Back at the inn, the restaurant serves solid Tanzanian standards — ugali with maharage, chapati, grilled chicken that's been marinated in something turmeric-heavy and comes with a chili sauce you should approach with respect. Breakfast is eggs, toast, fruit, and coffee that's locally grown and tastes like it. Moshi sits in one of Tanzania's prime coffee-growing zones, and you can taste the altitude in the cup — bright, slightly acidic, nothing like the instant Africafé sachets you've been surviving on elsewhere. I ate breakfast in the garden three mornings running, and each time a grey-headed sparrow landed on the chair opposite me like it was waiting for the bill.

Moshi is a town that exists for the mountain but doesn't seem to care whether you climb it or not.

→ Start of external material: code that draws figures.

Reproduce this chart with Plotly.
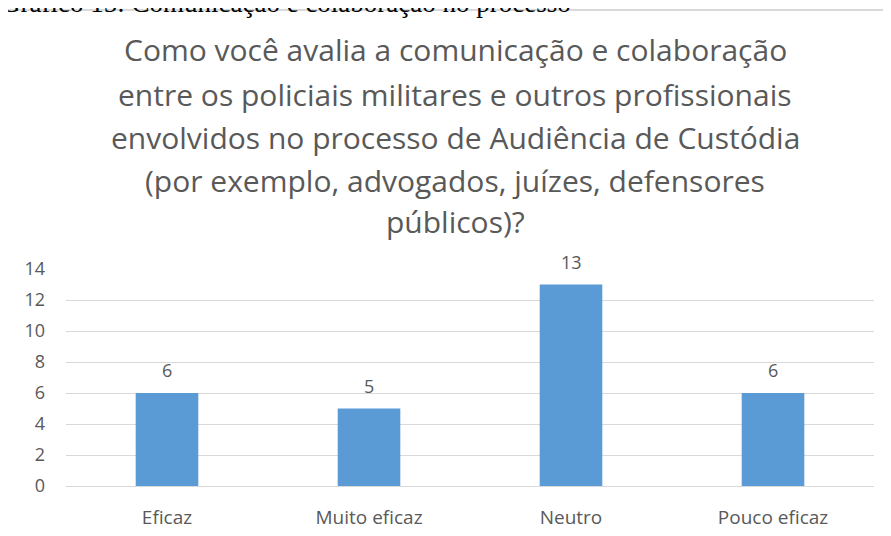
import plotly.graph_objects as go

# data
categories = ['Eficaz', 'Muito eficaz', 'Neutro', 'Pouco eficaz']
values = [6, 5, 13, 6]
y_ticks = [0, 2, 4, 6, 8, 10, 12, 14]
title_lines = [
    'Como você avalia a comunicação e colaboração',
    'entre os policiais militares e outros profissionais',
    'envolvidos no processo de Audiência de Custódia',
    '(por exemplo, advogados, juízes, defensores',
    'públicos)?',
]
caption = 'Gráfico 15: Comunicação e colaboração no processo'

# page body has an 8px margin, so the figure sits at (8, 8) in the window
OFF = 8
W, H = 891, 536
L, R, T, B = 66 - OFF, 25, 269 - OFF, 58
plot_h = H - T - B
plot_w = W - L - R


def py(pix):
    # window pixel row -> paper y
    return (H - B - (pix - OFF)) / plot_h


def px(pix):
    return (pix - OFF - L) / plot_w


grey = '#595959'
font = 'Open Sans'

fig = go.Figure()
fig.add_trace(go.Bar(
    x=categories,
    y=values,
    width=0.31,
    marker_color='#5B9BD5',
    marker_line_width=0,
    hoverinfo='x+y'
))

annotations = []
# data labels
for c, v in zip(categories, values):
    annotations.append(dict(
        x=c, y=v, xref='x', yref='y', text=str(v), showarrow=False,
        yanchor='bottom', yshift=9, font=dict(family=font, size=18, color=grey)
    ))
# title lines
title_y = [50, 94, 137, 180, 221]
for line, yy in zip(title_lines, title_y):
    annotations.append(dict(
        x=px(455), y=py(yy), xref='paper', yref='paper', text=line, showarrow=False,
        xanchor='center', yanchor='middle', font=dict(family=font, size=30, color=grey)
    ))
# caption above the chart box (cut by the page edge)
annotations.append(dict(
    x=px(-1), y=py(3), xref='paper', yref='paper', text=caption, showarrow=False,
    xanchor='left', yanchor='middle',
    font=dict(family='Liberation Serif', size=27, color='black')
))

fig.update_layout(
    width=W, height=H,
    margin=dict(l=L, r=R, t=T, b=B),
    paper_bgcolor='white',
    plot_bgcolor='white',
    showlegend=False,
    annotations=annotations,
    shapes=[dict(
        type='rect', xref='paper', yref='paper',
        x0=px(5), x1=px(910), y0=py(560), y1=py(10),
        line=dict(color='#d9d9d9', width=2), layer='below'
    )],
)
fig.update_xaxes(
    showgrid=False, showline=False, ticks='', ticklabelstandoff=18,
    tickfont=dict(family=font, size=19, color=grey)
)
fig.update_yaxes(
    range=[0, 14], tickvals=y_ticks, showgrid=True, gridcolor='#d9d9d9', gridwidth=1,
    zeroline=True, zerolinecolor='#d9d9d9', zerolinewidth=1, showline=False,
    ticklabelstandoff=20, tickfont=dict(family=font, size=18, color=grey)
)

fig.write_html('out.html', config={'displayModeBar': False})
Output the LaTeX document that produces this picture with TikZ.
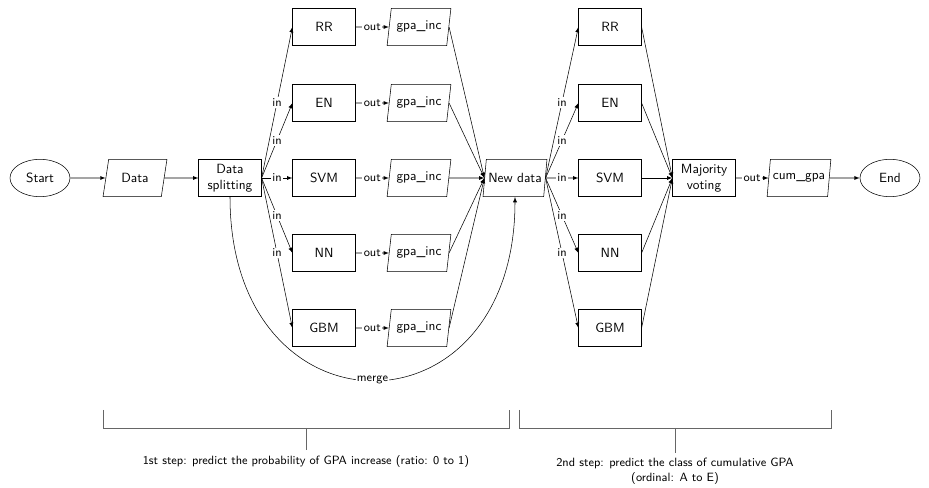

The walls are not thick. You will hear the motorcycle taxis on Aga Khan Road in the early morning, and you will hear your neighbor's alarm if they're catching a 5 AM shuttle to the Marangu Gate. This is not a complaint — it's the sound of a town that wakes up with purpose. Moshi is the staging ground for Kilimanjaro treks, and by 6 AM the streets are full of Land Cruisers and porters loading duffel bags and tourists looking both terrified and excited. But the town has its own life beyond the mountain. There's a market on the south end where you can buy kangas and honey and more varieties of banana than you knew existed. There's a clock tower roundabout that functions as the town's unofficial center of gravity. There are jacaranda trees lining streets that turn purple in season and make you forget you came here for anything specific.

One evening I sat in the garden after dark and a power cut dropped the whole block into blackness. The generator didn't kick in immediately — maybe two minutes — and in that gap the stars appeared so suddenly it felt theatrical. A staff member brought a candle to my table without being asked, and we stood there for a moment, both looking up. He pointed out the Southern Cross, low on the horizon, and said something in Swahili I didn't catch but understood anyway. Then the lights came back and we went about our evenings.

Walking out

On the last morning, I notice things I missed arriving. The painted curb. A kid in a school uniform eating a mandazi on the steps of the shop next door. The particular way the light hits Aga Khan Road when the clouds lift just enough to let the mountain show its shoulders — not the summit, just the lower slopes, green and impossibly steep, a reminder that this whole town tilts gently upward toward something enormous. The dalla dalla south leaves from the same dusty stand, and the conductor shouts "Arusha, Arusha" like it's the only word he knows. If you're heading to the bus stand, it's a ten-minute walk from the inn, straight down the road, no turns.

Rooms at Parkview Inn start around US$ 30 a night, which buys you a clean bed, a garden you'll actually use, and a staff that treats you like a neighbor rather than a booking confirmation number.